Dees's excursions slowly uncover a series of sinister clues to the identity of the unknown pilot. The enigmatic aviator's name is Dwight Renfield, and the guy only flies at night. He also seems to possess a weird ability to control the minds of some of his victims, victims left lying in county morgues with holes in their necks that you could drive a tractor through. Dees knows he's on to something huge, a story that could very well put him back on page one of "Inside View." As the reporter homes in on his quarry, he learns Renfield knows about him and knows what he's trying to do. Ominous incidents start occurring, messages left in blood in Dees's hotel room warning the reporter to cease and desist, stalking, things like that. Richard isn't the sort of guy that scares easily, however, so he takes these warnings as signs that he's about to break the big story. Meanwhile, back at "Inside View" headquarters, Dees reticence to reveal the juicy details of the case to Morrison leads the editor to assign eager beaver Blair to the story. The boss chuckles over imagining the hostility that will inevitably occur when Dees learns he's been steamrolled. Better Dees should worry about what will happen when he finally confronts Dwight Renfield than what Blair or Morrison are planning.
I loved "The Night Flier" when I first saw it on pay television back in the late 1990s, and a recent viewing reaffirmed my initial impressions.
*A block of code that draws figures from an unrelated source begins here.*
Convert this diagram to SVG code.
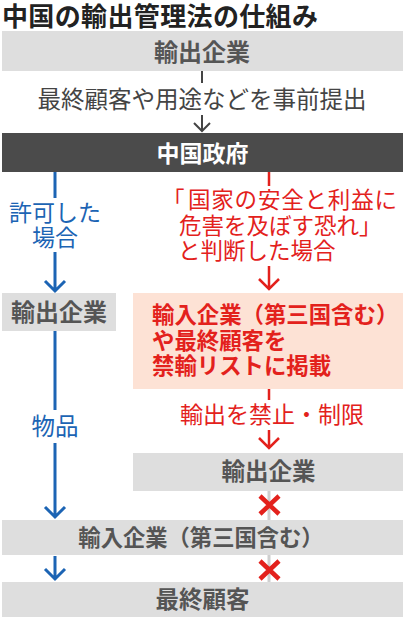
<svg xmlns="http://www.w3.org/2000/svg" width="413" height="620" viewBox="0 0 413 620">
<style>
text{font-family:"Noto Sans CJK JP","Noto Sans CJK SC",sans-serif}
.box{fill:#dedede}
.dark{fill:#4b4b4b}
.pink{fill:#fde2d5}
.bt{font-weight:700;font-size:23.5px;fill:#555;text-anchor:middle}
.wt{font-weight:700;font-size:23px;fill:#fff;text-anchor:middle}
.gt{font-size:23.5px;fill:#444;text-anchor:middle}
.blt{font-size:23px;fill:#1c64b4;text-anchor:middle}
.rt{font-size:22.5px;fill:#e3211c}
.rbt{font-size:22.4px;font-weight:700;fill:#e3211c}
.k{stroke:#444;stroke-width:2;fill:none}
.b{stroke:#1c64b4;stroke-width:3;fill:none}
.r{stroke:#e3211c;stroke-width:2.5;fill:none}
.x{stroke:#e3211c;stroke-width:4.5;fill:none}
.gl{stroke:#cfcfcf;stroke-width:3;fill:none}
</style>
<rect width="413" height="620" fill="#fff"/>
<text x="2" y="26" textLength="316" style="font-weight:700;font-size:26px;fill:#222">中国の輸出管理法の仕組み</text>

<g id="connectors">
  <line class="k" x1="202" y1="71" x2="202" y2="83"/>
  <text class="gt" x="202" y="108">最終顧客や用途などを事前提出</text>
  <path class="k" d="M202 115V131M194 123L202 131L210 123"/>

  <path class="b" d="M55 172V198M55 252V291M45 281L55 291L65 281"/>
  <text class="blt" x="55" y="221">許可した</text>
  <text class="blt" x="55" y="246">場合</text>

  <path class="b" d="M55 331V410M55 443V517M45 507L55 517L65 507"/>
  <text class="blt" x="55" y="435" style="font-size:23.5px">物品</text>

  <path class="b" d="M55 556V579M45 569L55 579L65 569"/>

  <path class="r" d="M269 172V186M269 266V289M259 279L269 289L279 279"/>
  <text class="rt" y="208"><tspan x="162">「</tspan><tspan x="188" textLength="209">国家の安全と利益に</tspan></text>
  <text class="rt" x="179" y="233.5">危害を及ぼす恐れ」</text>
  <text class="rt" x="178" y="259">と判断した場合</text>

  <path class="r" d="M269 389V400M269 430V448M259 438L269 448L279 438"/>
  <text class="rt" x="180" y="423" style="font-size:23px">輸出を禁止・制限</text>

  <line class="gl" x1="269" y1="491" x2="269" y2="520"/>
  <path class="x" d="M260 496L279 514M279 496L260 514"/>
  <line class="gl" x1="269" y1="555" x2="269" y2="582"/>
  <path class="x" d="M260 561L279 579M279 561L260 579"/>
</g>

<g id="node-exporter-top">
  <rect class="box" x="2" y="31" width="401" height="40"/>
  <text class="bt" x="202" y="61" style="font-size:24px">輸出企業</text>
</g>
<g id="node-government">
  <rect class="dark" x="2" y="133" width="401" height="39"/>
  <text class="wt" x="202.5" y="162">中国政府</text>
</g>
<g id="node-exporter-left">
  <rect class="box" x="2" y="293" width="114" height="38"/>
  <text class="bt" x="59" y="321" style="font-size:24px">輸出企業</text>
</g>
<g id="node-blacklist">
  <rect class="pink" x="133" y="293" width="270" height="96"/>
  <text class="rbt" x="152" y="323">輸入企業（第三国含む）</text>
  <text class="rbt" x="152" y="349">や最終顧客を</text>
  <text class="rbt" x="152" y="374">禁輸リストに掲載</text>
</g>
<g id="node-exporter-right">
  <rect class="box" x="133" y="453" width="270" height="38"/>
  <text class="bt" x="268.5" y="480">輸出企業</text>
</g>
<g id="node-importer">
  <rect class="box" x="2" y="520" width="401" height="35"/>
  <text class="bt" x="201" y="546" style="font-size:22.3px">輸入企業（第三国含む）</text>
</g>
<g id="node-enduser">
  <rect class="box" x="2" y="582" width="401" height="35"/>
  <text class="bt" x="202.5" y="608">最終顧客</text>
</g>
</svg>
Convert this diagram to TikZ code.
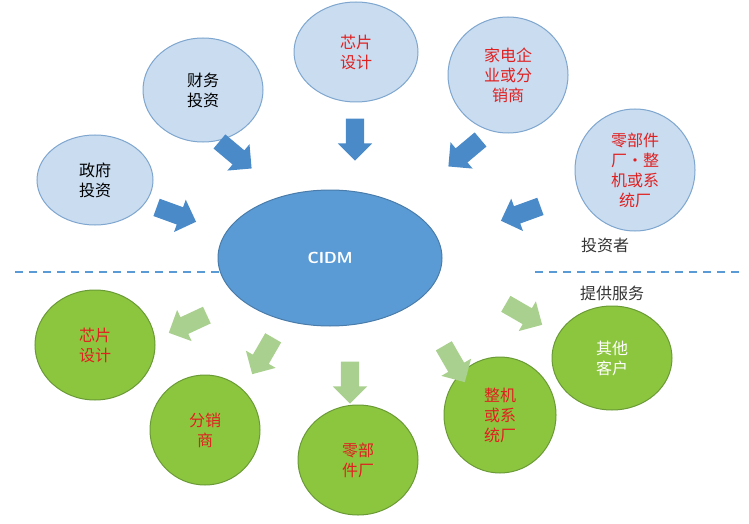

This movie has it all in spades: sleazy characters deeply developed, a massively scary vampire, and gore ramped up to insane levels. Miguel Ferrer slams it out of the park as the cynical, world-weary Richard Dees, a journalist so fed up with the nightmares of humanity that he formulates the personal philosophy "Never publish what you believe, and never believe what you publish" in order to keep his emotional distance. The picture succeeds because King, and by extension the filmmakers, rework the vampire mythos in a fresh way. This story rightly equates trash media with vampirism, and you never know who the real blood feeder is in the film. Dees, for example, stops at a gory highway accident to snap a few pictures of the mangled bodies in the cars, not because he plans to write a story about the incident but because he simply can't resist exploiting a graphic tragedy. Merton Morrison, upon hearing a few tidbits about Renfield's latest spree, exclaims, "God, I hope he kills more people!" As bad as Renfield is, he pales in comparison to these modern day Draculas.
Aside from the social messages in the film, "The Night Flier" also boasts one of the scariest looking vampires we've ever seen in a movie. That final showdown between Dees and Renfield, when the vampire finally shows the reporter his true face, will make you shudder. As for the DVD, a trailer, production notes, and cast and crew biographies are all the extras you get on the disc. I highly recommend this movie to fans of the vampire film genre. Heck, I recommend this film to anyone who wants to watch a genuinely scary film. "The Night Flier" is an unmitigated winner.